Xtra-Computing / FedTree

A tree-based federated learning system (MLSys 2023)
https://fedtree.readthedocs.io/en/latest/index.html
Apache License 2.0
140 stars 38 forks source link

python horizontal 模型训练自动killed问题 #51

Closed Amoto1103 closed 1 year ago

Amoto1103 commented 1 year ago

请问我使用python训练FLClassifier时,max_tree参数为10时可以跑通,为12时出现训练第一轮时自动killed的情况,请问这大概是什么原因呢?在ubuntu1804虚拟机运行的,内存4g,数据量为20w,特征数18。

QinbinLi commented 1 year ago

Hi @Amoto1103 ,

Can you provide the data and code so that I can reproduce the issue for debugging? Thanks!

Amoto1103 commented 1 year ago

Thanks for your reply. I have sent my data and code to your email (gmail address).

QinbinLi commented 1 year ago

Hi @Amoto1103 ,

Thanks for your sharing! I have tested your code and it can successfully run on my server. The process requires at least 8GB memory and the memory in your machine is not about to support running it. The task you want to conduct is multi-classification, which requires multiple trees to train in each round, and thus the memory consumption is high. We will consider how to reduce memory usage in the future. You may try another machine or reduce the tree depth currently.

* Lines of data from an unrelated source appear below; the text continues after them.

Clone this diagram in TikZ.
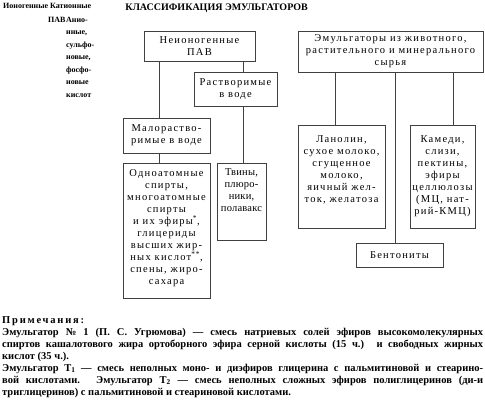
\documentclass[tikz,border=0pt]{standalone}
\usepackage{fontspec}
\setmainfont{Liberation Serif}
\newfontfamily\boxfont[LetterSpace=12]{Liberation Serif}
\usepackage{tikz}
\usetikzlibrary{
    positioning,
    calc,
}
\setlength{\parindent}{0pt}
\tikzset{
    % Box styles
    box/.style={rectangle, draw=black!75, line width=0.8pt, inner sep=0pt,
                align=center, font=\boxfont\fontsize{10.5}{12}\selectfont},
    % Connector styles
    link/.style={draw=black!75, line width=0.8pt},
    % Text styles
    head/.style={font=\bfseries\fontsize{10}{12}\selectfont, inner sep=0pt},
    side/.style={font=\bfseries\fontsize{8}{12.5}\selectfont, inner sep=0pt},
    note/.style={font=\bfseries\fontsize{10.5}{12}\selectfont, text width=481pt,
                 align=justify, inner sep=0pt},
}
\newcommand{\topbox}[4][6pt]{\parbox[c][#3][t]{#2}{\centering\vspace{#1}#4}}

\begin{document}
\begin{tikzpicture}[x=1pt, y=-1pt]
    \fill[white] (0,0) rectangle (485,404);
    \useasboundingbox (0,0) rectangle (485,404);

    % Header
    \node[head] (title) at (216.5,8) {КЛАССИФИКАЦИЯ ЭМУЛЬГАТОРОВ};
    \node[side, anchor=west] (ionic) at (3,6) {Ионогенные};
    \node[side, anchor=west] (cationic) at (50,6) {Катионные};
    \node[side, anchor=west] (pav) at (48,20) {ПАВ};
    \node[side, anchor=north west, align=left] (anionic) at (66,17)
        {Анио-\\нные,\\сульфо-\\новые,\\фосфо-\\новые\\кислот};

    % Left branch
    \node[box, minimum width=111pt, minimum height=30pt] (nonionic) at (199.5,46) {Неионогенные\\ПАВ};
    \node[box, minimum width=83pt, minimum height=34pt] (soluble) at (235.5,89) {Растворимые\\в воде};
    \node[box, minimum width=87pt, minimum height=35pt] (slightly) at (166.5,135.5) {Малораство-\\римые в воде};
    \node[box] (alcohols) at (166.5,230.5) {\topbox[7pt]{87pt}{135pt}{Одноатомные\\спирты,\\многоатомные\\спирты\\и их эфиры\textsuperscript{*},\\глицериды\\высших жир-\\ных кислот\textsuperscript{**},\\спены, жиро-\\сахара}};
    \node[box] (tweens) at (241.5,201.5) {\topbox{49pt}{77pt}{\addfontfeature{LetterSpace=2}Твины,\\плюро-\\ники,\\полавакс}};

    % Right branch
    \node[box, minimum width=185pt, minimum height=41pt] (natural) at (390.5,51.5) {Эмульгаторы из животного,\\растительного и минерального\\сырья};
    \node[box] (lanolin) at (341.5,176.5) {\topbox[11pt]{87pt}{103pt}{Ланолин,\\сухое молоко,\\сгущенное\\молоко,\\яичный жел-\\ток, желатоза}};
    \node[box] (gums) at (442.5,176.5) {\topbox[11pt]{65pt}{103pt}{Камеди,\\слизи,\\пектины,\\эфиры\\целлюлозы\\(МЦ, нат-\\рий-КМЦ)}};
    \node[box, minimum width=87pt, minimum height=24pt] (bentonite) at (399.5,255) {Бентониты};

    % Connectors
    \draw[link] ([xshift=-7.5pt]slightly.north) -- ([xshift=-7.5pt]slightly.north |- nonionic.south);
    \draw[link] ([xshift=-7.5pt]slightly.south) -- ([xshift=-7.5pt]slightly.south |- alcohols.north);
    \draw[link] ([xshift=7.5pt]soluble.north) -- ([xshift=7.5pt]soluble.north |- nonionic.south);
    \draw[link] ([xshift=7.5pt]soluble.south) -- ([xshift=7.5pt]soluble.south |- tweens.north);
    \draw[link] ([xshift=-6.5pt]lanolin.north) -- ([xshift=-6.5pt]lanolin.north |- natural.south);
    \draw[link] ([xshift=-4.5pt]bentonite.north) -- ([xshift=-4.5pt]bentonite.north |- natural.south);
    \draw[link] ([xshift=10.5pt]gums.north) -- ([xshift=10.5pt]gums.north |- natural.south);

    % Notes
    \node[note, anchor=north west] (notes) at (2,316) {%
        {\addfontfeature{LetterSpace=17}Примечания:}\par
        Эмульгатор № 1 (П. С. Угрюмова) — смесь натриевых солей эфиров высокомолекулярных\linebreak
        спиртов кашалотового жира ортоборного эфира серной кислоты (15 ч.) и свободных жирных\linebreak
        кислот (35 ч.).\par
        Эмульгатор Т\textsubscript{1} — смесь неполных моно- и диэфиров глицерина с пальмитиновой и стеарино-\linebreak
        вой кислотами. Эмульгатор Т\textsubscript{2} — смесь неполных сложных эфиров полиглицеринов (ди-и\linebreak
        триглицеринов) с пальмитиновой и стеариновой кислотами.};
\end{tikzpicture}
\end{document}
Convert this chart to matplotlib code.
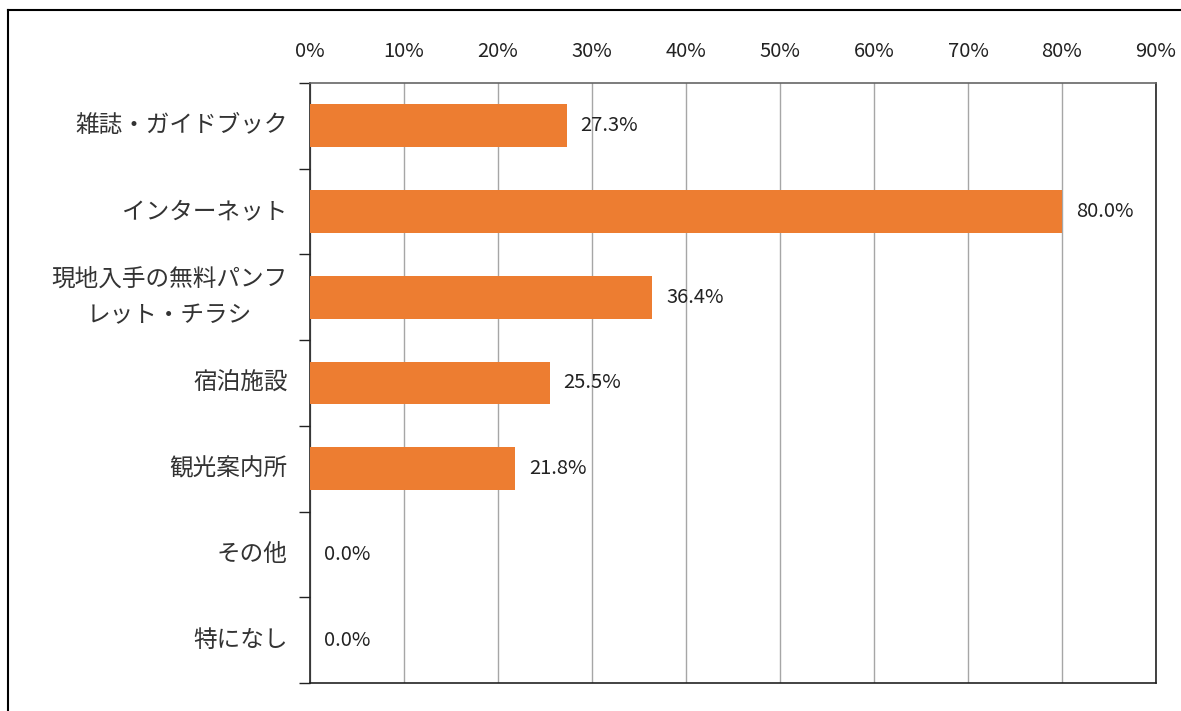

Amoto1103 commented 1 year ago

Hi @Amoto1103 ,

Thanks for your sharing! I have tested your code and it can successfully run on my server. The process requires at least 8GB memory and the memory in your machine is not about to support running it. The task you want to conduct is multi-classification, which requires multiple trees to train in each round, and thus the memory consumption is high. We will consider how to reduce memory usage in the future. You may try another machine or reduce the tree depth currently.

Get it. Thanks again for your kind assistance!